There’s no doubt that the West Coast’s inspiration for Ready to Die is a huge factor as to why the album was such a monumental success. Think about it. In 1994, you had a ton of dope rap albums coming out of New York.

There was Gang Starr’s fourth album, Hard to Earn, Shyheim making his debut with AKA the Rugged Child, Jeru the Damaja’s phenomenal The Sun Rises in the East, Method Man coming out with the first Wu solo album, Tical, and of course, you had Nas dropping Illmatic, arguably the greatest hip hop debut of all time. Not to mention Stress: The Extinction Agenda from Organized Konfusion, Keith Murray’s The Most Beautifullest Thing in This World, and Redman’s sophomore release, Dare Iz a Darkside.

The point is, as incredible as these albums were, none of them managed to achieve what Big did with Ready to Die: hitting double platinum status in just over a year of its release and spawning a number of hit singles. It was the West Coast blueprint from Ice Cube, as well as Dre and Snoop, that resulted in Big becoming the biggest rapper on the East Coast and undisputedly, the King of New York.

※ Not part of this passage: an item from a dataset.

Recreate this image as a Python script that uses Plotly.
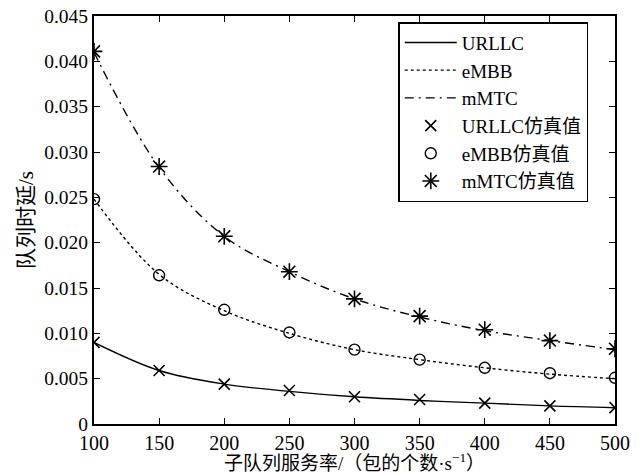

Chucky Thompson (producer on Ready to Die): Knowing Biggie as a person, he’s bigger than New York. He’s a real universal artist. His style reminded me of Ice Cube. So I was like, “Let me see if I can put him on a bigger page.” And that’s why I came with that little West Coast line. I just kind of took him out of the New York vibe and took him a little bit more out West, and he carried it. At that time, we were listening to Snoop’s album. We knew what was going on in the West through Dr. Dre. Big just knew the culture, he knew what was going on with hip-hop. It was more than just New York, it was all over.